** begin **

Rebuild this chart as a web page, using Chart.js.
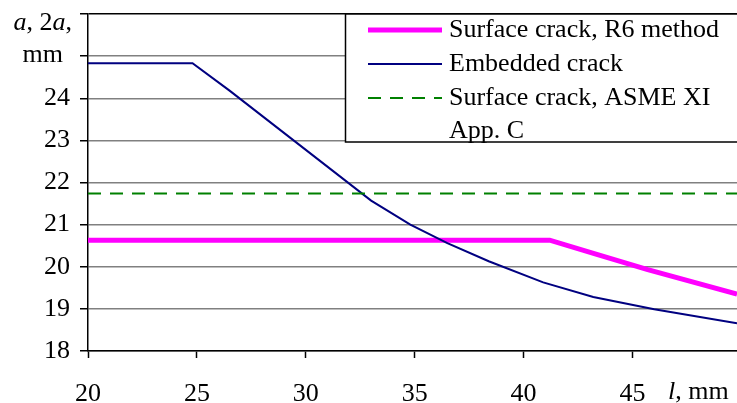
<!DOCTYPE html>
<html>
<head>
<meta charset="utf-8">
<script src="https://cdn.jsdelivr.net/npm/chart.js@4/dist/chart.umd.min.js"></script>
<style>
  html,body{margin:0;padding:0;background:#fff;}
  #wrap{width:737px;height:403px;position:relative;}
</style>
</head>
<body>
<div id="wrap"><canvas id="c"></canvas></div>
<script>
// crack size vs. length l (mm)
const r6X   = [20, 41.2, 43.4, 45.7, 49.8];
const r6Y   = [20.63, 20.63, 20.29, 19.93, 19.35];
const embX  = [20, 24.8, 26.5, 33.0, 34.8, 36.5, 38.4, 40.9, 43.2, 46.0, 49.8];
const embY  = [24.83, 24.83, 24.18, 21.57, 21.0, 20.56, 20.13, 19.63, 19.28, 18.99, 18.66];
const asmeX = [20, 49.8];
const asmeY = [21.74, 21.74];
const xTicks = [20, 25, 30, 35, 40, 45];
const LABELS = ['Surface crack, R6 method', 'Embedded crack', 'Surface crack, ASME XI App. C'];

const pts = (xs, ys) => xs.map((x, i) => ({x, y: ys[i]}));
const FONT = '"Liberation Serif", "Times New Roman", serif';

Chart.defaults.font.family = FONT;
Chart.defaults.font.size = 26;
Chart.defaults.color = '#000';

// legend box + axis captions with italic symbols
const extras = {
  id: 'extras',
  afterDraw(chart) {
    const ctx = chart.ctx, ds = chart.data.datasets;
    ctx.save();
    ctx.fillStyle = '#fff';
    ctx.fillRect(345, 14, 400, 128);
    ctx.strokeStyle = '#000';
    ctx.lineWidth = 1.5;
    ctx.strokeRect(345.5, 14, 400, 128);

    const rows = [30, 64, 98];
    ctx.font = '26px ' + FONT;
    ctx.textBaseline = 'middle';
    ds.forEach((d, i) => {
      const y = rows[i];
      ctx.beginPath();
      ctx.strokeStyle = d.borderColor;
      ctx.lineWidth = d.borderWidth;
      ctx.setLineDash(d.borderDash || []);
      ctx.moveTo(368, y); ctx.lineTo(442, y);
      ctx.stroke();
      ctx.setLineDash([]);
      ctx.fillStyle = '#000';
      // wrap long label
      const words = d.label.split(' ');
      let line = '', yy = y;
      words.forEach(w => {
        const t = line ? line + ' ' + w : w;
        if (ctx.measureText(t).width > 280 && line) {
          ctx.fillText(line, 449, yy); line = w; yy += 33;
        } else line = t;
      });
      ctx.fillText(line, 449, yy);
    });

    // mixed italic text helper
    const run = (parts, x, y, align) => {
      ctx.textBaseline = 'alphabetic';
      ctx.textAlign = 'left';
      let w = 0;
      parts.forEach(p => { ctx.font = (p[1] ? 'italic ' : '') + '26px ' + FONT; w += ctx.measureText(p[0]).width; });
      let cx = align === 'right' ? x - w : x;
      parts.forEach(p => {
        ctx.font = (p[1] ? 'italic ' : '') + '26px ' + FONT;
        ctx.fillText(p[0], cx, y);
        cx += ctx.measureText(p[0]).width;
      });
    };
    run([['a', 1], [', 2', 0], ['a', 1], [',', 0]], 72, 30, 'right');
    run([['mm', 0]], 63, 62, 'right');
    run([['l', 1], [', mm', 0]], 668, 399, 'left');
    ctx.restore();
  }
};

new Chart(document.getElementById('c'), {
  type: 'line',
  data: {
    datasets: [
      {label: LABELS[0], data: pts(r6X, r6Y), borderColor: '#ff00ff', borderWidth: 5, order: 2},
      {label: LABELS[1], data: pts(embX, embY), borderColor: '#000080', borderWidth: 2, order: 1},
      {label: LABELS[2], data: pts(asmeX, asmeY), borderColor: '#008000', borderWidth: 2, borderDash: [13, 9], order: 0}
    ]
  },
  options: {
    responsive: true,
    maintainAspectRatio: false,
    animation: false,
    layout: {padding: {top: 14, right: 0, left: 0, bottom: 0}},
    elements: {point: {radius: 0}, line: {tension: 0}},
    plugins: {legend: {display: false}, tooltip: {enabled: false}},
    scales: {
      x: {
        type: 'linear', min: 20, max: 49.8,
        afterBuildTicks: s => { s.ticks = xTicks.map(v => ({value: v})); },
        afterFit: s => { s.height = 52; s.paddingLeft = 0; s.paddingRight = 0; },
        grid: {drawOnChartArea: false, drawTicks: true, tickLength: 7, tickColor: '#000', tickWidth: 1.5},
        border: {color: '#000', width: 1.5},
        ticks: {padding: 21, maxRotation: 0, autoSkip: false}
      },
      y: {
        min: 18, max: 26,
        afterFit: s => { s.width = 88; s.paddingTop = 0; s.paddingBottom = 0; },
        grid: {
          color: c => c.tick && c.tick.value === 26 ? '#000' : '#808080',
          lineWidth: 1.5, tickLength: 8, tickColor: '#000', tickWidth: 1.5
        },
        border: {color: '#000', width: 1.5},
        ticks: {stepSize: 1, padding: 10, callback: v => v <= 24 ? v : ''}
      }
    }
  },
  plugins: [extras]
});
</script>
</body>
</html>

** end **

▸ Problem statement
Go through the listing above and quote it exactly, apart from its images.

▸ Written solution
Rebuild this chart as a web page, using Chart.js.
<!DOCTYPE html>
<html>
<head>
<meta charset="utf-8">
<script src="https://cdn.jsdelivr.net/npm/chart.js@4/dist/chart.umd.min.js"></script>
<style>
  html,body{margin:0;padding:0;background:#fff;}
  #wrap{width:737px;height:403px;position:relative;}
</style>
</head>
<body>
<div id="wrap"><canvas id="c"></canvas></div>
<script>
// crack size vs. length l (mm)
const r6X   = [20, 41.2, 43.4, 45.7, 49.8];
const r6Y   = [20.63, 20.63, 20.29, 19.93, 19.35];
const embX  = [20, 24.8, 26.5, 33.0, 34.8, 36.5, 38.4, 40.9, 43.2, 46.0, 49.8];
const embY  = [24.83, 24.83, 24.18, 21.57, 21.0, 20.56, 20.13, 19.63, 19.28, 18.99, 18.66];
const asmeX = [20, 49.8];
const asmeY = [21.74, 21.74];
const xTicks = [20, 25, 30, 35, 40, 45];
const LABELS = ['Surface crack, R6 method', 'Embedded crack', 'Surface crack, ASME XI App. C'];

const pts = (xs, ys) => xs.map((x, i) => ({x, y: ys[i]}));
const FONT = '"Liberation Serif", "Times New Roman", serif';

Chart.defaults.font.family = FONT;
Chart.defaults.font.size = 26;
Chart.defaults.color = '#000';

// legend box + axis captions with italic symbols
const extras = {
  id: 'extras',
  afterDraw(chart) {
    const ctx = chart.ctx, ds = chart.data.datasets;
    ctx.save();
    ctx.fillStyle = '#fff';
    ctx.fillRect(345, 14, 400, 128);
    ctx.strokeStyle = '#000';
    ctx.lineWidth = 1.5;
    ctx.strokeRect(345.5, 14, 400, 128);

    const rows = [30, 64, 98];
    ctx.font = '26px ' + FONT;
    ctx.textBaseline = 'middle';
    ds.forEach((d, i) => {
      const y = rows[i];
      ctx.beginPath();
      ctx.strokeStyle = d.borderColor;
      ctx.lineWidth = d.borderWidth;
      ctx.setLineDash(d.borderDash || []);
      ctx.moveTo(368, y); ctx.lineTo(442, y);
      ctx.stroke();
      ctx.setLineDash([]);
      ctx.fillStyle = '#000';
      // wrap long label
      const words = d.label.split(' ');
      let line = '', yy = y;
      words.forEach(w => {
        const t = line ? line + ' ' + w : w;
        if (ctx.measureText(t).width > 280 && line) {
          ctx.fillText(line, 449, yy); line = w; yy += 33;
        } else line = t;
      });
      ctx.fillText(line, 449, yy);
    });

    // mixed italic text helper
    const run = (parts, x, y, align) => {
      ctx.textBaseline = 'alphabetic';
      ctx.textAlign = 'left';
      let w = 0;
      parts.forEach(p => { ctx.font = (p[1] ? 'italic ' : '') + '26px ' + FONT; w += ctx.measureText(p[0]).width; });
      let cx = align === 'right' ? x - w : x;
      parts.forEach(p => {
        ctx.font = (p[1] ? 'italic ' : '') + '26px ' + FONT;
        ctx.fillText(p[0], cx, y);
        cx += ctx.measureText(p[0]).width;
      });
    };
    run([['a', 1], [', 2', 0], ['a', 1], [',', 0]], 72, 30, 'right');
    run([['mm', 0]], 63, 62, 'right');
    run([['l', 1], [', mm', 0]], 668, 399, 'left');
    ctx.restore();
  }
};

new Chart(document.getElementById('c'), {
  type: 'line',
  data: {
    datasets: [
      {label: LABELS[0], data: pts(r6X, r6Y), borderColor: '#ff00ff', borderWidth: 5, order: 2},
      {label: LABELS[1], data: pts(embX, embY), borderColor: '#000080', borderWidth: 2, order: 1},
      {label: LABELS[2], data: pts(asmeX, asmeY), borderColor: '#008000', borderWidth: 2, borderDash: [13, 9], order: 0}
    ]
  },
  options: {
    responsive: true,
    maintainAspectRatio: false,
    animation: false,
    layout: {padding: {top: 14, right: 0, left: 0, bottom: 0}},
    elements: {point: {radius: 0}, line: {tension: 0}},
    plugins: {legend: {display: false}, tooltip: {enabled: false}},
    scales: {
      x: {
        type: 'linear', min: 20, max: 49.8,
        afterBuildTicks: s => { s.ticks = xTicks.map(v => ({value: v})); },
        afterFit: s => { s.height = 52; s.paddingLeft = 0; s.paddingRight = 0; },
        grid: {drawOnChartArea: false, drawTicks: true, tickLength: 7, tickColor: '#000', tickWidth: 1.5},
        border: {color: '#000', width: 1.5},
        ticks: {padding: 21, maxRotation: 0, autoSkip: false}
      },
      y: {
        min: 18, max: 26,
        afterFit: s => { s.width = 88; s.paddingTop = 0; s.paddingBottom = 0; },
        grid: {
          color: c => c.tick && c.tick.value === 26 ? '#000' : '#808080',
          lineWidth: 1.5, tickLength: 8, tickColor: '#000', tickWidth: 1.5
        },
        border: {color: '#000', width: 1.5},
        ticks: {stepSize: 1, padding: 10, callback: v => v <= 24 ? v : ''}
      }
    }
  },
  plugins: [extras]
});
</script>
</body>
</html>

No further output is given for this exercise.